No, this is a really good piece, from the LA Times:
I have a confession to make.
I am a 25-year-old living with his mother, the walking stereotype of a millennial. Raised on unearned parental affirmation, equipped with elevated self-esteem, we graduated from college only to face the most dismal economy since the Great Depression. One result, according to a 2012 Pew study, was that 36% of the nation’s 18- to 31-year-olds were bunking in their parents’ homes.
They call us basement kids and nest dwellers.
But it doesn’t always happen that way. …
Four months later, I was hosting my first Christmas. A few hours after dinner, my parents dropped the bomb: My mother’s job search had ended in Los Angeles. She’d be moving in with me.

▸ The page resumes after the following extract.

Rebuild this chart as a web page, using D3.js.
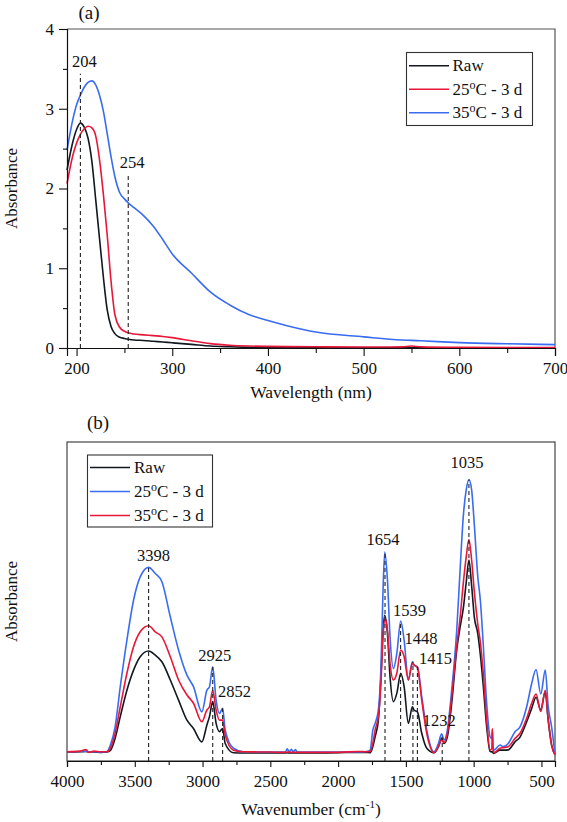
<!DOCTYPE html>
<html><head><meta charset="utf-8">
<script src="https://cdn.jsdelivr.net/npm/d3@7"></script>
<style>
html,body{margin:0;padding:0;background:#fff;}
svg text{font-family:"Liberation Serif","DejaVu Serif","Times New Roman",serif !important;fill:#111;}
</style></head>
<body><svg id="c" width="567" height="822"></svg>
<script>
// ---------- Panel (a): UV-Vis ----------
const uvWavelength = [190,196,200,204,208,212,216,220,224,228,232,236,240,245,250,254,260,270,280,290,300,320,340,360,380,400,420,450,500,540,550,560,600,650,700];
const uvRaw  = [2.23,2.58,2.74,2.82,2.77,2.63,2.34,1.86,1.37,0.89,0.48,0.27,0.18,0.135,0.12,0.11,0.10,0.095,0.085,0.075,0.065,0.045,0.025,0.015,0.008,0.005,0.003,0.002,0.002,0.002,0.002,0.002,0.002,0.002,0.002];
const uv25   = [2.06,2.41,2.57,2.68,2.75,2.78,2.76,2.66,2.36,1.93,1.42,0.84,0.42,0.26,0.21,0.19,0.175,0.165,0.155,0.145,0.13,0.09,0.055,0.035,0.025,0.02,0.017,0.015,0.012,0.014,0.025,0.014,0.008,0.006,0.005];
const uv35   = [2.48,2.86,3.05,3.17,3.27,3.33,3.35,3.30,3.17,2.97,2.69,2.40,2.15,1.95,1.87,1.82,1.76,1.66,1.53,1.36,1.18,0.94,0.70,0.54,0.42,0.345,0.28,0.20,0.14,0.10,0.095,0.09,0.068,0.053,0.042];
const uvTicksX = [200,300,400,500,600,700];
const uvTicksY = [0,1,2,3,4];
const uvMarks = [204,254];
const uvMarkTops = [3.44,2.16];

// ---------- Panel (b): FTIR ----------
const irWavenumber = [4000,3900,3860,3840,3800,3750,3705,3680,3645,3607,3558,3509,3460,3398,3349,3300,3238,3177,3115,3067,3005,2968,2949,2925,2900,2875,2852,2833,2772,2700,2500,2390,2375,2360,2345,2330,2315,2300,2000,1850,1790,1764,1744,1727,1703,1683,1670,1656,1636,1617,1592,1567,1538,1513,1482,1452,1440,1415,1383,1346,1292,1260,1236,1218,1194,1162,1125,1100,1076,1055,1035,1015,995,970,950,930,904,879,866,862,858,850,806,781,745,695,658,609,572,540,505,472,450,425,400];
const irRaw = [0.028,0.029,0.030,0.028,0.028,0.027,0.028,0.033,0.071,0.139,0.222,0.285,0.327,0.345,0.332,0.311,0.254,0.191,0.128,0.102,0.060,0.113,0.139,0.186,0.118,0.092,0.102,0.055,0.026,0.025,0.025,0.025,0.026,0.025,0.025,0.025,0.025,0.025,0.026,0.027,0.027,0.026,0.045,0.076,0.128,0.275,0.400,0.457,0.400,0.264,0.186,0.212,0.275,0.233,0.118,0.170,0.160,0.154,0.087,0.040,0.026,0.045,0.071,0.055,0.076,0.181,0.348,0.420,0.480,0.560,0.630,0.550,0.450,0.400,0.330,0.240,0.107,0.030,0.028,0.030,0.026,0.024,0.034,0.034,0.035,0.060,0.075,0.123,0.165,0.200,0.160,0.217,0.128,0.050,0.020];
const ir25 = [0.029,0.030,0.031,0.029,0.029,0.028,0.030,0.050,0.107,0.233,0.379,0.504,0.577,0.607,0.588,0.562,0.452,0.348,0.269,0.233,0.154,0.222,0.233,0.295,0.191,0.149,0.165,0.097,0.040,0.029,0.028,0.028,0.038,0.028,0.037,0.028,0.036,0.028,0.028,0.028,0.030,0.034,0.097,0.118,0.160,0.306,0.515,0.655,0.567,0.389,0.290,0.337,0.439,0.379,0.254,0.311,0.301,0.295,0.201,0.097,0.029,0.055,0.085,0.066,0.097,0.222,0.410,0.600,0.770,0.850,0.882,0.850,0.740,0.580,0.500,0.370,0.180,0.076,0.070,0.097,0.050,0.034,0.050,0.045,0.055,0.092,0.107,0.170,0.243,0.287,0.210,0.285,0.170,0.107,0.020];
const ir35 = [0.029,0.031,0.036,0.027,0.031,0.029,0.029,0.040,0.087,0.170,0.275,0.358,0.405,0.424,0.405,0.389,0.327,0.254,0.207,0.181,0.123,0.160,0.170,0.222,0.160,0.128,0.128,0.081,0.034,0.029,0.028,0.027,0.028,0.028,0.027,0.028,0.027,0.027,0.027,0.030,0.029,0.030,0.055,0.097,0.139,0.254,0.379,0.447,0.410,0.306,0.254,0.275,0.348,0.327,0.254,0.306,0.301,0.293,0.191,0.087,0.026,0.045,0.066,0.058,0.087,0.201,0.360,0.450,0.560,0.640,0.694,0.630,0.530,0.430,0.370,0.280,0.128,0.034,0.040,0.102,0.040,0.026,0.040,0.042,0.045,0.071,0.087,0.134,0.181,0.210,0.155,0.222,0.128,0.050,0.020];
const irTicksX = [4000,3500,3000,2500,2000,1500,1000,500];
const irMarks = [3398,2925,2852,1654,1539,1448,1415,1232,1035];
const irMarkTops = [0.607,0.295,0.165,0.655,0.439,0.311,0.295,0.076,0.882];

// ---------- styles ----------
const FONT = "'Liberation Serif','DejaVu Serif','Times New Roman',serif";
const C_BLACK = "#111820", C_RED = "#e8173a", C_BLUE = "#3a6cf2";
const svg = d3.select("#c");

// ===== Panel (a) =====
const A = {l:67, r:555, t:29, b:348};
const xa = d3.scaleLinear().domain([190,700]).range([A.l, A.r]);
const ya = d3.scaleLinear().domain([0,4]).range([A.b, A.t]);

const ga = svg.append("g").attr("font-family",FONT);
ga.append("path").attr("d",`M${A.l},${A.t}H${A.r}V${A.b}`).attr("fill","none").attr("stroke","#555").attr("stroke-width",1.2);

const uvSeries = [
  {name:"Raw", vals:uvRaw, color:C_BLACK},
  {name:"25", vals:uv25, color:C_RED},
  {name:"35", vals:uv35, color:C_BLUE}
];
const lineA = d3.line().curve(d3.curveMonotoneX);
uvSeries.forEach(s=>{
  ga.append("path")
    .attr("d", lineA(uvWavelength.map((w,i)=>[xa(w), ya(s.vals[i])])))
    .attr("fill","none").attr("stroke",s.color).attr("stroke-width",1.6);
});
const uvLabelOff = [[4,-7],[4,-8]];
uvMarks.forEach((m,i)=>{
  ga.append("line").attr("x1",xa(m)).attr("x2",xa(m)).attr("y1",ya(0)).attr("y2",ya(uvMarkTops[i]))
    .attr("stroke","#222").attr("stroke-width",1.1).attr("stroke-dasharray","4,3");
  ga.append("text").attr("x",xa(m)+uvLabelOff[i][0]).attr("y",ya(uvMarkTops[i])+uvLabelOff[i][1])
    .attr("text-anchor","middle").attr("font-size",16.5).text(m);
});
const axA = ga.append("g").attr("transform",`translate(0,${A.b})`)
  .call(d3.axisBottom(xa).tickValues(uvTicksX).tickSize(8).tickPadding(6).tickFormat(d3.format("d")));
const axAm = ga.append("g").attr("transform",`translate(0,${A.b})`)
  .call(d3.axisBottom(xa).tickValues(d3.range(250,700,100)).tickSize(5).tickFormat(""));
const ayA = ga.append("g").attr("transform",`translate(${A.l},0)`)
  .call(d3.axisLeft(ya).tickValues(uvTicksY).tickSize(8).tickPadding(5).tickFormat(d3.format("d")));
const ayAm = ga.append("g").attr("transform",`translate(${A.l},0)`)
  .call(d3.axisLeft(ya).tickValues([0.5,1.5,2.5,3.5]).tickSize(4).tickFormat(""));
[axA,axAm,ayA,ayAm].forEach(g=>{
  g.attr("font-family",FONT).attr("font-size",17);
  g.select(".domain").attr("stroke","#111").attr("stroke-width",1.2);
  g.selectAll(".tick line").attr("stroke","#111").attr("stroke-width",1.1);
  g.selectAll("text").attr("font-size",17).attr("fill","#111");
});
axAm.select(".domain").remove(); ayAm.select(".domain").remove();
ga.append("text").attr("x",311).attr("y",398).attr("text-anchor","middle").attr("font-size",17.5).text("Wavelength (nm)");
ga.append("text").attr("transform",`translate(17,${(A.t+A.b)/2}) rotate(-90)`).attr("text-anchor","middle").attr("font-size",17).text("Absorbance");
ga.append("text").attr("x",89).attr("y",19).attr("text-anchor","middle").attr("font-size",19).text("(a)");

const legA = ga.append("g");
legA.append("rect").attr("x",406.5).attr("y",52.5).attr("width",126).attr("height",73).attr("fill","#fff").attr("stroke","#333").attr("stroke-width",1.1);
const legTexts = {Raw:["Raw"], "25":["25","o","C - 3 d"], "35":["35","o","C - 3 d"]};
function legendText(sel, key){
  const p = legTexts[key];
  if(p.length===1){ sel.text(p[0]); return; }
  sel.append("tspan").text(p[0]);
  sel.append("tspan").attr("dy",-6).attr("font-size",12).text(p[1]);
  sel.append("tspan").attr("dy",6).text(p[2]);
}
uvSeries.forEach((s,i)=>{
  const cy = 65.7 + i*23.5;
  legA.append("line").attr("x1",409).attr("x2",449).attr("y1",cy).attr("y2",cy).attr("stroke",s.color).attr("stroke-width",1.6);
  legendText(legA.append("text").attr("x",452.5).attr("y",cy+5.5).attr("font-size",17), s.name);
});

// ===== Panel (b) =====
const B = {l:67, r:555, t:442, b:761};
const xb = d3.scaleLinear().domain([4000,400]).range([B.l, B.r]);
const yb = d3.scaleLinear().domain([0,1]).range([B.b, B.t]);
const gb = svg.append("g").attr("font-family",FONT);
gb.append("rect").attr("x",B.l).attr("y",B.t).attr("width",B.r-B.l).attr("height",B.b-B.t)
  .attr("fill","none").attr("stroke","#444").attr("stroke-width",1.2);

const irSeries = [
  {name:"Raw", vals:irRaw, color:C_BLACK},
  {name:"25", vals:ir25, color:C_BLUE},
  {name:"35", vals:ir35, color:C_RED}
];
const lineB = d3.line().curve(d3.curveMonotoneX);
irSeries.forEach(s=>{
  gb.append("path")
    .attr("d", lineB(irWavenumber.map((w,i)=>[xb(w), yb(s.vals[i])])))
    .attr("fill","none").attr("stroke",s.color).attr("stroke-width",1.6);
});
const irLabelOff = [[5,-6],[2,-6],[12,-11],[-2,-7],[9,-5],[8,-18],[18,-3],[-3,-11],[-2,-12]];
irMarks.forEach((m,i)=>{
  gb.append("line").attr("x1",xb(m)).attr("x2",xb(m)).attr("y1",yb(0)).attr("y2",yb(irMarkTops[i]))
    .attr("stroke","#222").attr("stroke-width",1.1).attr("stroke-dasharray","4,3");
  gb.append("text").attr("x",xb(m)+irLabelOff[i][0]).attr("y",yb(irMarkTops[i])+irLabelOff[i][1])
    .attr("text-anchor","middle").attr("font-size",16.5).text(m);
});
const axB = gb.append("g").attr("transform",`translate(0,${B.b})`)
  .call(d3.axisBottom(xb).tickValues(irTicksX).tickSize(6).tickPadding(8).tickFormat(d3.format("d")));
const axBm = gb.append("g").attr("transform",`translate(0,${B.b})`)
  .call(d3.axisBottom(xb).tickValues(d3.range(3750,600,-500)).tickSize(4).tickFormat(""));
[axB,axBm].forEach(g=>{
  g.attr("font-family",FONT).attr("font-size",17);
  g.select(".domain").attr("stroke","#111").attr("stroke-width",1.2);
  g.selectAll(".tick line").attr("stroke","#111").attr("stroke-width",1.1);
  g.selectAll("text").attr("font-size",17).attr("fill","#111");
});
axBm.select(".domain").remove();
const xt = gb.append("text").attr("x",311).attr("y",815).attr("text-anchor","middle").attr("font-size",17.5);
xt.append("tspan").text("Wavenumber (cm");
xt.append("tspan").attr("dy",-7).attr("font-size",11).text("-1");
xt.append("tspan").attr("dy",7).text(")");
gb.append("text").attr("transform",`translate(17,${(B.t+B.b)/2}) rotate(-90)`).attr("text-anchor","middle").attr("font-size",17).text("Absorbance");
gb.append("text").attr("x",98).attr("y",429).attr("text-anchor","middle").attr("font-size",19).text("(b)");

const legB = gb.append("g");
legB.append("rect").attr("x",87.5).attr("y",455).attr("width",125).attr("height",72).attr("fill","#fff").attr("stroke","#333").attr("stroke-width",1.1);
irSeries.forEach((s,i)=>{
  const cy = 467.5 + i*24;
  legB.append("line").attr("x1",90).attr("x2",130).attr("y1",cy).attr("y2",cy).attr("stroke",s.color).attr("stroke-width",1.6);
  legendText(legB.append("text").attr("x",134).attr("y",cy+5.5).attr("font-size",17), s.name);
});
</script>
</body></html>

Perhaps it was just a coincidence, but I immediately fell ill. Bedridden for a week, battling a 102-degree fever, I desperately tried to think of a way out.
But I knew my parents needed help with the loan payments, and I couldn’t bring myself to move out and leave my mom to navigate Los Angeles alone. (A lifelong resident of suburbs, she once had shown me a parking ticket and asked if she needed to pay it.)
This past February, my mother moved in. We share a place next door to a pair of gospel singers and within earshot of a weekly mariachi dance party.
For the past year, my independence has been in dignified retreat.